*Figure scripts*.

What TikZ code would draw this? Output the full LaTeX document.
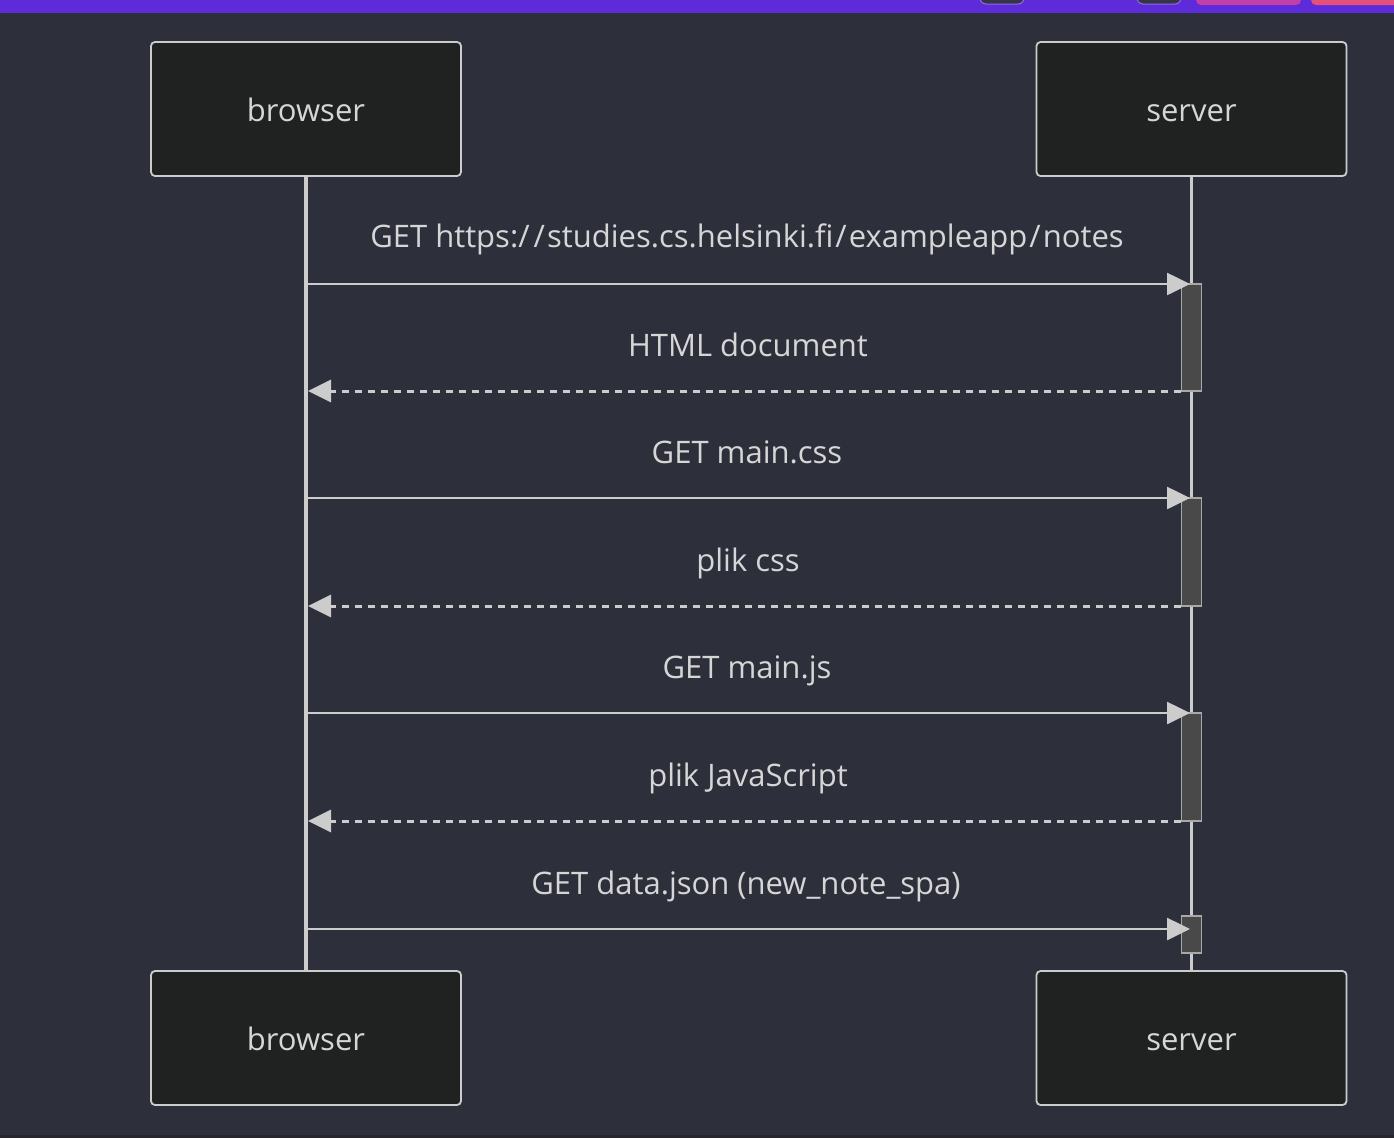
\documentclass[tikz,border=0pt]{standalone}
\usepackage{fontspec}
\setmainfont[Ligatures={NoCommon}]{Open Sans}
\usetikzlibrary{arrows.meta}
\definecolor{bgc}{HTML}{2D303B}
\definecolor{barc}{HTML}{5E2BDB}
\definecolor{boxfill}{HTML}{202221}
\definecolor{linec}{HTML}{CCCCCC}
\definecolor{textc}{HTML}{D6D6D6}
\definecolor{actfill}{HTML}{484948}
\definecolor{actline}{HTML}{A8A8A8}
\definecolor{tabfill}{HTML}{36344A}
\definecolor{tabline}{HTML}{8C6EDC}
\definecolor{pinkc}{HTML}{C13FA8}
\definecolor{redc}{HTML}{E5507A}
\definecolor{bottomc}{HTML}{26282F}
\tikzset{
  actor/.style={draw=linec, fill=boxfill, line width=1.8pt, rounded corners=4pt,
    minimum width=310pt, minimum height=134pt, inner sep=0pt},
  actortext/.style={text=textc, font=\fontsize{31}{36}\selectfont, anchor=base, inner sep=0pt},
  lifeline/.style={draw=linec, line width=3.2pt},
  act/.style={draw=actline, fill=actfill, line width=1.8pt, minimum width=20pt, inner sep=0pt},
  req/.style={draw=linec, line width=2.6pt, -{Triangle[length=23pt,width=22pt]}},
  resp/.style={draw=linec, line width=3pt, dash pattern=on 7pt off 6pt, -{Triangle[length=23pt,width=22pt]}},
  msglabel/.style={text=textc, font=\fontsize{31}{36}\selectfont, anchor=base, inner sep=0pt},
}
\begin{document}
\begin{tikzpicture}[x=1pt,y=-1pt]
\fill[bgc] (0,0) rectangle (1394,1138);
\useasboundingbox (0,0) rectangle (1394,1138);
\fill[barc] (0,0) rectangle (1394,13);
\filldraw[fill=tabfill,draw=tabline,line width=1pt,rounded corners=6pt] (980,-10) rectangle (1024,4);
\filldraw[fill=tabfill,draw=tabline,line width=1pt,rounded corners=6pt] (1137,-10) rectangle (1181,4);
\fill[pinkc,rounded corners=5pt] (1196,-10) rectangle (1301,5);
\fill[redc,rounded corners=5pt] (1311,-10) rectangle (1400,5);
\fill[bottomc] (0,1135) rectangle (1394,1138);

% actors and lifelines
\node[actor] (bTop) at (306,109) {};
\node[actor] (sTop) at (1191.5,109) {};
\node[actor] (bBot) at (306,1038) {};
\node[actor] (sBot) at (1191.5,1038) {};
\draw[lifeline] (bTop.south) -- (bBot.north);
\draw[lifeline] (sTop.south) -- (sBot.north);
\node[actortext] (bTopT) at (306,121) {browser};
\node[actortext] (sTopT) at (1191.5,121) {server};
\node[actortext] (bBotT) at (306,1050) {browser};
\node[actortext] (sBotT) at (1191.5,1050) {server};

% activations
\node[act, minimum height=107pt] (a1) at (1191.5,337.5) {};
\node[act, minimum height=108pt] (a2) at (1191.5,552) {};
\node[act, minimum height=108pt] (a3) at (1191.5,767) {};
\node[act, minimum height=37pt] (a4) at (1191.5,934.5) {};

% message endpoints
\coordinate (b1) at (306,284);   \coordinate (s1) at (1190,284);
\coordinate (s2) at (1181,391);  \coordinate (b2) at (308,391);
\coordinate (b3) at (306,498);   \coordinate (s3) at (1190,498);
\coordinate (s4) at (1181,606);  \coordinate (b4) at (308,606);
\coordinate (b5) at (306,713);   \coordinate (s5) at (1190,713);
\coordinate (s6) at (1181,821);  \coordinate (b6) at (308,821);
\coordinate (b7) at (306,929);   \coordinate (s7) at (1190,929);

\draw[req] (b1) -- (s1);
\draw[resp] (s2) -- (b2);
\draw[req] (b3) -- (s3);
\draw[resp] (s4) -- (b4);
\draw[req] (b5) -- (s5);
\draw[resp] (s6) -- (b6);
\draw[req] (b7) -- (s7);

\node[msglabel] (l1) at (747,247) {GET https:/\kern4pt/\kern2pt studies.cs.helsinki.fi\kern2pt/\kern2pt exampleapp\kern2pt/\kern2pt notes};
\node[msglabel] (l2) at (748,356) {HTML document};
\node[msglabel] (l3) at (747,463) {GET main.css};
\node[msglabel] (l4) at (748,571) {plik css};
\node[msglabel] (l5) at (747,678) {GET main.js};
\node[msglabel] (l6) at (748,786) {plik JavaScript};
\node[msglabel] (l7) at (746,894) {GET data.json (new\_note\_spa)};
\end{tikzpicture}
\end{document}
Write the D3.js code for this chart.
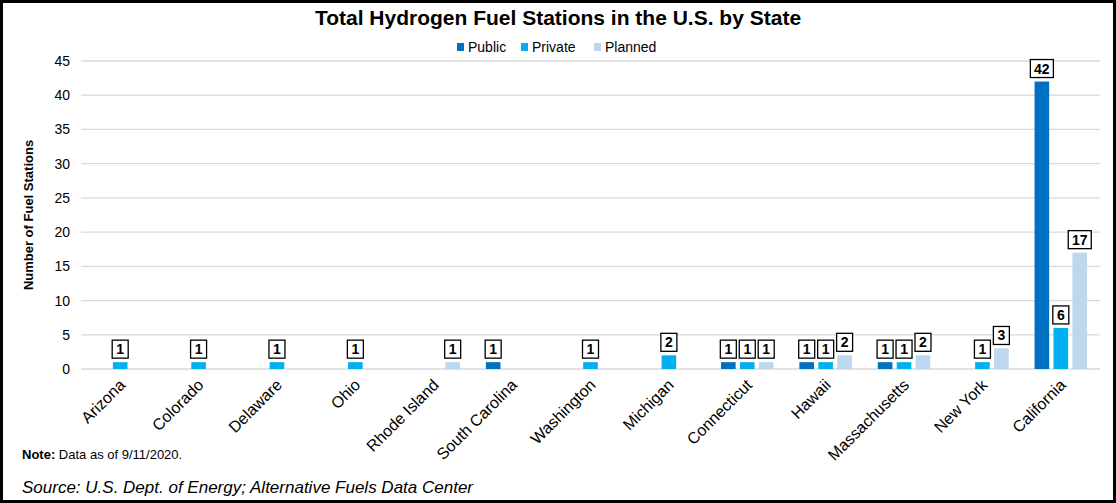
<!DOCTYPE html>
<html><head><meta charset="utf-8">
<script src="https://cdn.jsdelivr.net/npm/d3@7"></script>
<style>
html,body{margin:0;padding:0;background:#fff;}
svg{display:block;font-family:Arial,"Liberation Sans",sans-serif;}
</style></head>
<body>
<svg id="chart" width="1116" height="503"></svg>
<script>
const states = ["Arizona","Colorado","Delaware","Ohio","Rhode Island","South Carolina","Washington","Michigan","Connecticut","Hawaii","Massachusetts","New York","California"];
const seriesNames = ["Public","Private","Planned"];
const publicVals  = [0,0,0,0,0,1,0,0,1,1,1,0,42];
const privateVals = [1,1,1,1,0,0,1,2,1,1,1,1,6];
const plannedVals = [0,0,0,0,1,0,0,0,1,2,2,3,17];
const yTicks = [0,5,10,15,20,25,30,35,40,45];
const colors = ["#0070c0","#00b0f0","#bdd7ee"];

const svg = d3.select("#chart");
const W = 1116, H = 503;
const m = {left:81, right:16, top:61, bottom:134};

// border
svg.append("rect").attr("x",1.5).attr("y",1.5).attr("width",W-3).attr("height",H-3)
  .attr("fill","#fff").attr("stroke","#000").attr("stroke-width",3);

const x = d3.scaleBand().domain(states).range([m.left, W-m.right]).paddingInner(0).paddingOuter(0);
const y = d3.scaleLinear().domain([0,45]).range([H-m.bottom, m.top]);
const step = 17.5, bw = 13.5;
const xs = d3.scaleBand().domain(seriesNames).range([x.bandwidth()/2 - step*1.5, x.bandwidth()/2 + step*1.5]).paddingInner((step-bw)/step).paddingOuter(0);

// gridlines
svg.append("g").selectAll("line").data(yTicks).join("line")
  .attr("x1",m.left).attr("x2",W-m.right)
  .attr("y1",d=>y(d)).attr("y2",d=>y(d))
  .attr("stroke","#d9d9d9").attr("stroke-width",1.3);

// y axis
const yAxis = d3.axisLeft(y).tickValues(yTicks).tickSize(0).tickPadding(11);
const gy = svg.append("g").attr("transform",`translate(${m.left},0)`).call(yAxis);
gy.select(".domain").remove();
gy.selectAll("text").attr("font-size",14).attr("fill","#000").attr("font-family","Arial,'Liberation Sans',sans-serif");

// x axis labels
const xAxis = d3.axisBottom(x).tickSize(0).tickPadding(0);
const gx = svg.append("g").attr("transform",`translate(0,${y(0)})`).call(xAxis);
gx.select(".domain").remove();
gx.selectAll("text").attr("font-size",16).attr("fill","#000")
  .attr("font-family","Arial,'Liberation Sans',sans-serif")
  .attr("text-anchor","end").attr("dy",null).attr("y",0)
  .attr("transform","translate(6,17) rotate(-45)");

const data = states.map((s,i)=>({state:s, vals:[publicVals[i],privateVals[i],plannedVals[i]]}));
const groups = svg.append("g").selectAll("g").data(data).join("g")
  .attr("transform",d=>`translate(${x(d.state)},0)`);
const items = groups.selectAll("g.item").data(d=>d.vals.map((v,j)=>({v, name:seriesNames[j], j}))).join("g").attr("class","item");
items.filter(d=>d.v>0).append("rect")
  .attr("x",d=>xs(d.name)).attr("width",xs.bandwidth())
  .attr("y",d=>y(d.v)).attr("height",d=>y(0)-y(d.v))
  .attr("fill",d=>colors[d.j]);

// labels
const lab = items.filter(d=>d.v>0).append("g")
  .attr("transform",d=>`translate(${xs(d.name)+xs.bandwidth()/2},${y(d.v)-4})`);
lab.append("rect")
  .attr("x",d=>-(String(d.v).length>1?11.5:8)).attr("width",d=>String(d.v).length>1?23:16)
  .attr("y",-18).attr("height",18)
  .attr("fill","#fff").attr("stroke","#000").attr("stroke-width",1.3);
lab.append("text").attr("text-anchor","middle").attr("y",-4)
  .attr("font-size",14).attr("font-weight","bold").attr("fill","#000")
  .text(d=>d.v);

// title
svg.append("text").attr("x",558).attr("y",25).attr("text-anchor","middle")
  .attr("font-size",21).attr("font-weight","bold").text("Total Hydrogen Fuel Stations in the U.S. by State");

// legend
const legX = [457,521,594];
const leg = svg.append("g").selectAll("g").data(seriesNames).join("g")
  .attr("transform",(d,i)=>`translate(${legX[i]},47)`);
leg.append("rect").attr("x",0).attr("y",-4).attr("width",7).attr("height",8).attr("fill",(d,i)=>colors[i]);
leg.append("text").attr("x",11).attr("y",5).attr("font-size",14).attr("fill","#000").text(d=>d);

// y label
svg.append("text").attr("transform","translate(33,215) rotate(-90)").attr("text-anchor","middle")
  .attr("font-size",13).attr("font-weight","bold").text("Number of Fuel Stations");

// note
const note = svg.append("text").attr("x",22).attr("y",459).attr("font-size",13);
note.append("tspan").attr("font-weight","bold").text("Note:");
note.append("tspan").text(" Data as of 9/11/2020.");

svg.append("text").attr("x",22).attr("y",493).attr("font-size",17).attr("font-style","italic")
  .text("Source: U.S. Dept. of Energy; Alternative Fuels Data Center");
</script>
</body></html>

*Instructions for the task*. Only the number is wanted: how many lines contain the string "chart"?

*Solution to the exercise*. 3